Jyotindra Mehta’s life is one less ordinary — he is perhaps India’s first software programmer with total visual impairment. Born with congenital blindness Mehta is ‘Jyo’ to everyone at IBM Global Services India Pvt Ltd, Pune.
Mehta was given the Helen Keller Award on December 2 by the National Centre for Promotion of Employment for Disabled People and Shell India. The category was ‘disabled person working outside the disability sector’.
‘‘He is our resident ‘mainframe technology’ wizard,’’ says IBM general manager Raju Bhatt. Mehta was born with partial sight, which degenerated to complete blindness. He remembers, ‘‘Even during the day I had to wear, high-powered glasses. Later, I had to increasingly rely on high-powered magnifying lenses to read, as I would attend a normal school and did not learn Braille till I was in my 20s.’’

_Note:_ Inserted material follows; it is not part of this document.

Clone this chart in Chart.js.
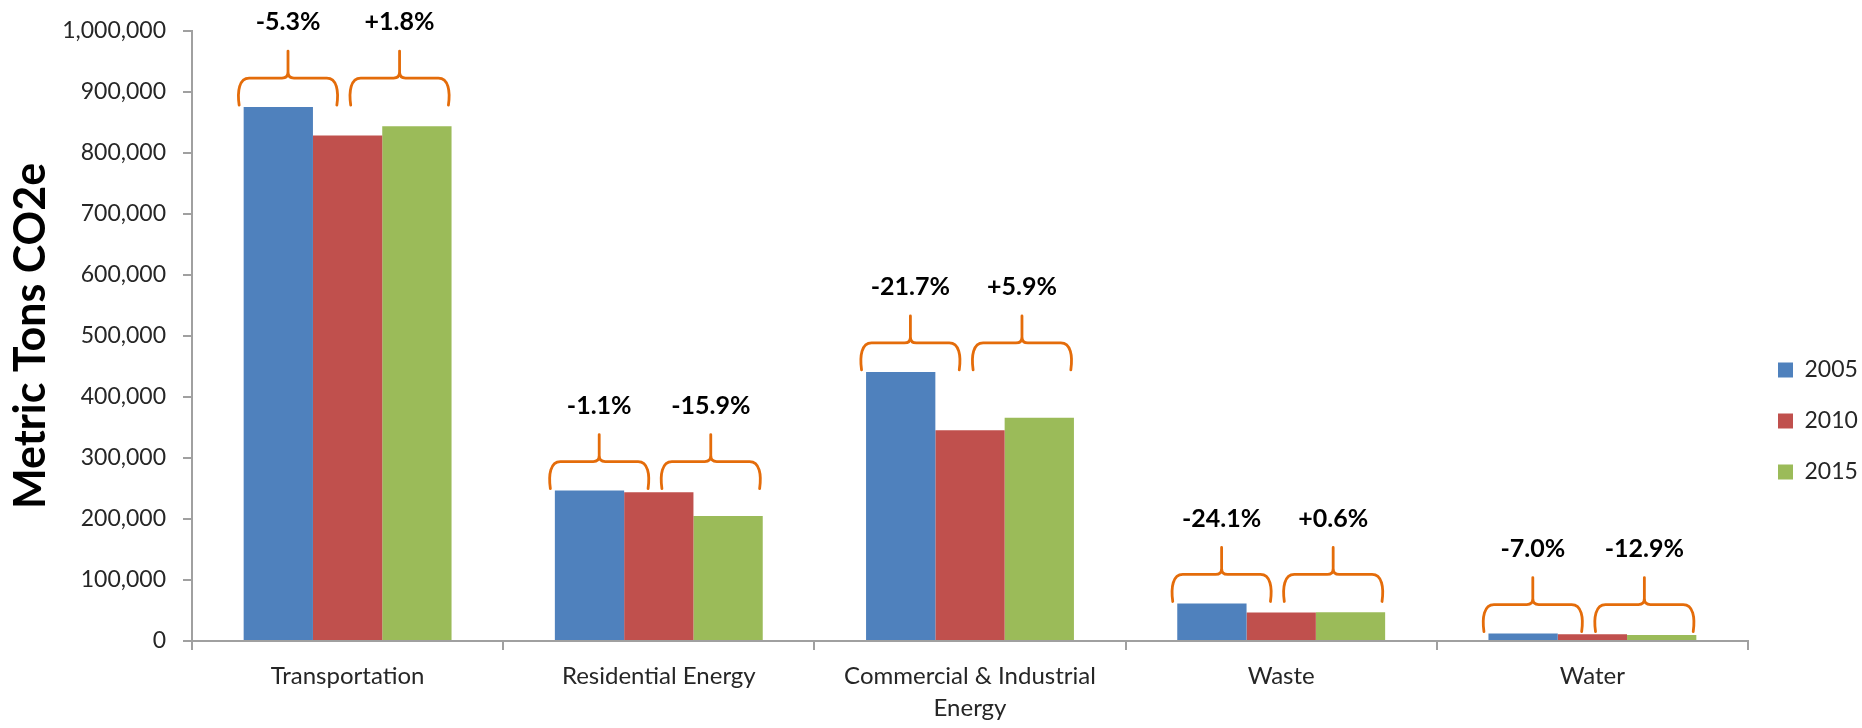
<!DOCTYPE html>
<html>
<head>
<meta charset="utf-8">
<script src="https://cdn.jsdelivr.net/npm/chart.js@4.4.1/dist/chart.umd.min.js"></script>
<style>
  html, body { margin: 0; padding: 0; background: #fff; }
  #wrap { width: 1862px; height: 728px; position: relative; }
</style>
</head>
<body>
<div id="wrap"><canvas id="c"></canvas></div>
<script>
/* ── data ── */
const categories = ['Transportation', 'Residential Energy', ['Commercial & Industrial', 'Energy'], 'Waste', 'Water'];
const years = ['2005', '2010', '2015'];
const values2005 = [875000, 246500, 441000, 61500, 12100];
const values2010 = [828600, 243800, 345300, 46700, 11250];
const values2015 = [843500, 205000, 365700, 47000, 9800];
const change0510 = ['-5.3%', '-1.1%', '-21.7%', '-24.1%', '-7.0%'];
const change1015 = ['+1.8%', '-15.9%', '+5.9%', '+0.6%', '-12.9%'];
const yMin = 0, yMax = 1000000, yStep = 100000;

const COLORS = ['#4F81BD', '#C0504D', '#9BBB59'];
const BRACE = '#E46C0A';
const AXIS = '#a0a0a0';
const FONT = "Lato, 'Open Sans', sans-serif";

Chart.defaults.font.family = FONT;
Chart.defaults.color = '#333';

/* ── curly brace + % label over each pair of bars ── */
function drawBrace(ctx, x0, x1, yb) {
  const xc = (x0 + x1) / 2;
  const yh = yb - 27, yt = yh - 27, r = 10, rc = 6;
  ctx.beginPath();
  ctx.moveTo(x0, yb);
  ctx.bezierCurveTo(x0 - 2, yb - 14, x0, yh, x0 + r, yh);
  ctx.lineTo(xc - rc, yh);
  ctx.quadraticCurveTo(xc, yh, xc, yh - rc);
  ctx.lineTo(xc, yt);
  ctx.moveTo(xc, yh - rc);
  ctx.quadraticCurveTo(xc, yh, xc + rc, yh);
  ctx.lineTo(x1 - r, yh);
  ctx.bezierCurveTo(x1, yh, x1 + 2, yb - 14, x1, yb);
  ctx.stroke();
  return { xc: xc, yt: yt };
}

const bracePlugin = {
  id: 'braces',
  afterDatasetsDraw(chart) {
    const ctx = chart.ctx;
    const y = chart.scales.y;
    const m0 = chart.getDatasetMeta(0).data;
    const m2 = chart.getDatasetMeta(2).data;
    ctx.save();
    ctx.strokeStyle = BRACE;
    ctx.lineWidth = 2.8;
    ctx.lineJoin = 'round';
    ctx.lineCap = 'round';
    ctx.fillStyle = '#000';
    ctx.font = 'bold 25px ' + FONT;
    ctx.textAlign = 'center';
    ctx.textBaseline = 'middle';
    categories.forEach((c, i) => {
      const bw = m0[i].width;
      const top = y.getPixelForValue(Math.max(values2005[i], values2010[i], values2015[i]));
      const yb = top - 2;
      const c1 = m0[i].x + 0.14 * bw, c2 = m2[i].x - 0.25 * bw, hw = 0.705 * bw;
      const b1 = drawBrace(ctx, c1 - hw, c1 + hw, yb);
      const b2 = drawBrace(ctx, c2 - hw, c2 + hw, yb);
      ctx.fillText(change0510[i], b1.xc, b1.yt - 29);
      ctx.fillText(change1015[i], b2.xc, b2.yt - 29);
    });
    ctx.restore();
  }
};

const series = [values2005, values2010, values2015];

new Chart(document.getElementById('c'), {
  type: 'bar',
  data: {
    labels: categories,
    datasets: years.map((yr, i) => ({
      label: yr,
      data: series[i],
      backgroundColor: COLORS[i],
      borderWidth: 0,
      categoryPercentage: 0.668,
      barPercentage: 1.0,
      yAxisID: 'y'
    }))
  },
  options: {
    responsive: true,
    maintainAspectRatio: false,
    animation: false,
    layout: { padding: { top: 23, left: 0, right: 4, bottom: 0 } },
    scales: {
      x: {
        offset: true,
        grid: { display: true, drawOnChartArea: false, drawTicks: true, tickLength: 9, color: AXIS, lineWidth: 2, offset: true },
        border: { display: true, color: AXIS, width: 2 },
        ticks: { font: { size: 24, lineHeight: 1.33 }, color: '#262626', padding: 10, maxRotation: 0, autoSkip: false },
        afterFit(s) { s.height = 87; }
      },
      y: {
        min: yMin, max: yMax,
        grid: { display: true, drawOnChartArea: false, drawTicks: true, tickLength: 9, color: AXIS, lineWidth: 2 },
        border: { display: true, color: AXIS, width: 2 },
        ticks: {
          stepSize: yStep,
          font: { size: 23 },
          color: '#262626',
          padding: 17,
          callback: v => v.toLocaleString('en-US')
        },
        title: {
          display: true,
          text: 'Metric Tons CO2e',
          color: '#000',
          font: { size: 43, weight: 'bold', lineHeight: 1.2 },
          padding: { top: 5, bottom: 0 }
        },
        afterFit(s) { s.width = 192; }
      },
      pad: {
        type: 'linear',
        position: 'right',
        display: true,
        grid: { display: false },
        border: { display: false },
        ticks: { display: false },
        afterFit(s) { s.width = 2; }
      }
    },
    plugins: {
      legend: {
        position: 'right',
        align: 'center',
        maxWidth: 108,
        title: { display: true, text: ' ', font: { size: 10, lineHeight: 1 }, padding: { top: 81, bottom: 0 } },
        labels: { boxWidth: 15, boxHeight: 15, padding: 28, color: '#262626', font: { size: 23 } }
      },
      tooltip: { enabled: false }
    }
  },
  plugins: [bracePlugin]
});
</script>
</body>
</html>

Mehta’s career in computer software has been unconventional. After he got an MA in Economics from St Xavier’s College, Ahmedabad, he worked as a payment collector for the Blind People’s Association there.
Says Mehta, ‘‘Mathematics and science have been strong points, but my disability prevented me from performing crucial laboratory experiments. So, I was forced to take up Arts.’’

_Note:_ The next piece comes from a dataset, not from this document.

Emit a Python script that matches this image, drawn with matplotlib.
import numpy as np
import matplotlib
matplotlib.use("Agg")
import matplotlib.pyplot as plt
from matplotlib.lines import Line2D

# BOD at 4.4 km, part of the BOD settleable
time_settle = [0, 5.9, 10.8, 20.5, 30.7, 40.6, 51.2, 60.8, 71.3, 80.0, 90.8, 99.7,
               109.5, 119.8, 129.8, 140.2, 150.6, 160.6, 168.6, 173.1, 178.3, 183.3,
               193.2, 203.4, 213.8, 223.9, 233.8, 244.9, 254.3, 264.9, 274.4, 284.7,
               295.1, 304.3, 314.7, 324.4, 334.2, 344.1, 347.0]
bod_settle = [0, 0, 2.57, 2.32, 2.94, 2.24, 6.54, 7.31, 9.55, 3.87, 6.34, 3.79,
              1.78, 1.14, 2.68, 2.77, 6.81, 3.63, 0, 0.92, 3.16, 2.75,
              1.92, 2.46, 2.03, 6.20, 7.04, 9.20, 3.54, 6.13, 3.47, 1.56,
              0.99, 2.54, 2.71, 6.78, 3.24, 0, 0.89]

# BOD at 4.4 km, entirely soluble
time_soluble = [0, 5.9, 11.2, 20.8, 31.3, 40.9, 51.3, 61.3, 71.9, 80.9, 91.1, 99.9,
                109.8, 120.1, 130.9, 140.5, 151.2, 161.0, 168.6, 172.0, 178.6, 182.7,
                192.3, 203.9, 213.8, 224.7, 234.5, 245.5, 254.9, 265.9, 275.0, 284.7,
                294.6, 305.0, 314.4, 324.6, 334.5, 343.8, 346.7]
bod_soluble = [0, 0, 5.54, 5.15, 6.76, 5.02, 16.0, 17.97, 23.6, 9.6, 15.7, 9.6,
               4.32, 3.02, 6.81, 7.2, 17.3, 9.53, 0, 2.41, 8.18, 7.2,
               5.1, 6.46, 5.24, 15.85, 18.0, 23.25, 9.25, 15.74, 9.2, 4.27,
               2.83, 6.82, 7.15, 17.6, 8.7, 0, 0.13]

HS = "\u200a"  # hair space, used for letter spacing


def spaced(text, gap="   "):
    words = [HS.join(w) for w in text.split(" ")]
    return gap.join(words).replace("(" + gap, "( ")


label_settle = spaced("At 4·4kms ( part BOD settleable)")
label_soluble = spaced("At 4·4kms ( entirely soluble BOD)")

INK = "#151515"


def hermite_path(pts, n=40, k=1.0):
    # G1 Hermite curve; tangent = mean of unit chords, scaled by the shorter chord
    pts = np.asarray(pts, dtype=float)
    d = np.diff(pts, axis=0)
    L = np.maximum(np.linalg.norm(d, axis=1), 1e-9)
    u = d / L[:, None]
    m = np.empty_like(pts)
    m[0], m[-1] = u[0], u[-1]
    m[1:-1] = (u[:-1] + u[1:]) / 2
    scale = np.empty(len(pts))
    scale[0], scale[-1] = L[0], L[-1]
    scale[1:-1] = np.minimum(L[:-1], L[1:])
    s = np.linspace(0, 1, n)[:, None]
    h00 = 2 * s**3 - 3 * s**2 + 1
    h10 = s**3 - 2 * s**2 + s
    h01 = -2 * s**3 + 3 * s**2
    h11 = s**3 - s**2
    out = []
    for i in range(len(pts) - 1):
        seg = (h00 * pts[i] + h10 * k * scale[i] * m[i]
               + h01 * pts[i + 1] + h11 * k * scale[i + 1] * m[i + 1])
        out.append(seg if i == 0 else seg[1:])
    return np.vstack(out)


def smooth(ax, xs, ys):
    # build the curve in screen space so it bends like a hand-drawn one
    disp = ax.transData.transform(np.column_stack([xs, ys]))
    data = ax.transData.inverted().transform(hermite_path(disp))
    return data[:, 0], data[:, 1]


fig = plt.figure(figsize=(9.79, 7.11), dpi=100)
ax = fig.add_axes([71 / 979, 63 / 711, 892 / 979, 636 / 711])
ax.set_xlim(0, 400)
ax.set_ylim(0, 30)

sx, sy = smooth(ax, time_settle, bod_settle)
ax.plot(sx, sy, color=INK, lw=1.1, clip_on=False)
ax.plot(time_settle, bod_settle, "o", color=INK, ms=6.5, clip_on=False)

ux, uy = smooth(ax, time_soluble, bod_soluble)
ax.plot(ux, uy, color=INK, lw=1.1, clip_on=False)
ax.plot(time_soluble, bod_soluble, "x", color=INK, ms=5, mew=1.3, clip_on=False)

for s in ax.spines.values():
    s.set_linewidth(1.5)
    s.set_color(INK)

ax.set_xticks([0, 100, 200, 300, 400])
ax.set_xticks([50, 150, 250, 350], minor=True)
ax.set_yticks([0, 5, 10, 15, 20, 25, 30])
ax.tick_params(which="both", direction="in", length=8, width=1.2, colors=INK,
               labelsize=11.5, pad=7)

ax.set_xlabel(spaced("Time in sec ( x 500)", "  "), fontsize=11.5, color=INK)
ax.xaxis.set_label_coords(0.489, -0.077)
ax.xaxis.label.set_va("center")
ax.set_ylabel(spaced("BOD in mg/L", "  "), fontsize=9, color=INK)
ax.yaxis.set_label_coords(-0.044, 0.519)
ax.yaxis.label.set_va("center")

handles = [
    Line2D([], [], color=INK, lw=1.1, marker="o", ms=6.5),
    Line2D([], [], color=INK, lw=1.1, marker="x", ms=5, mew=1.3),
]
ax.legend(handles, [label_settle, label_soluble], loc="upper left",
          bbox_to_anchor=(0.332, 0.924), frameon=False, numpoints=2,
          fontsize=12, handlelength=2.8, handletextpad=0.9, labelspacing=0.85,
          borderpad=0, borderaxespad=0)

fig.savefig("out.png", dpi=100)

All that changed in 1978 when Mehta’s family immigrated to the US. He says, ‘‘I was 30 when we moved. There I sought career-counselling and was advised to try computer programming, since I seemed to have an aptitude for it.’’
Promptly, Mehta enrolled himself at the Maryland Rehabilitation Centre, Baltimore for a course in computer fundamentals and COBOL. He says, “I was lucky as it was the first time that the centre had started a course designed for physically handicapped people. I got a job as a computer programmer in Washington DC.”
In 1990, Mehta got himself an adaptive screen reader software where a voice synthesiser guides him through computer programmes and also reads out what is fed into the computer.
He then completed his MS in Information Technology from George Washington University. Working for 12 long years with MCI Telecommunications in Texas, Jyotindra relocated to India in 1997. He says, “Though the US offers more facilities for the challenged, I found it a very individualistic society. There was a glass ceiling to my professional progress due to my disability in US which was not the case here.”
He continues, “IBM Bangalore hired me. My blindness was never an issue and I was given the same kind of responsibilities as my co-workers with no special treatment, which is the way it should be.”
IBM’s project requirements bought Mehta, wife Urvashi (who is orthopaedically challenged) and 19-year-old son Ishan to Pune this August. He has a message for the challenged, “Only when you learn to accept what you do not have will you be able to find what you do have. Also, the onus of changing attitudes is on the disabled themselves. If we demand equal opportunities, we should also be ready to deliver what is expected.”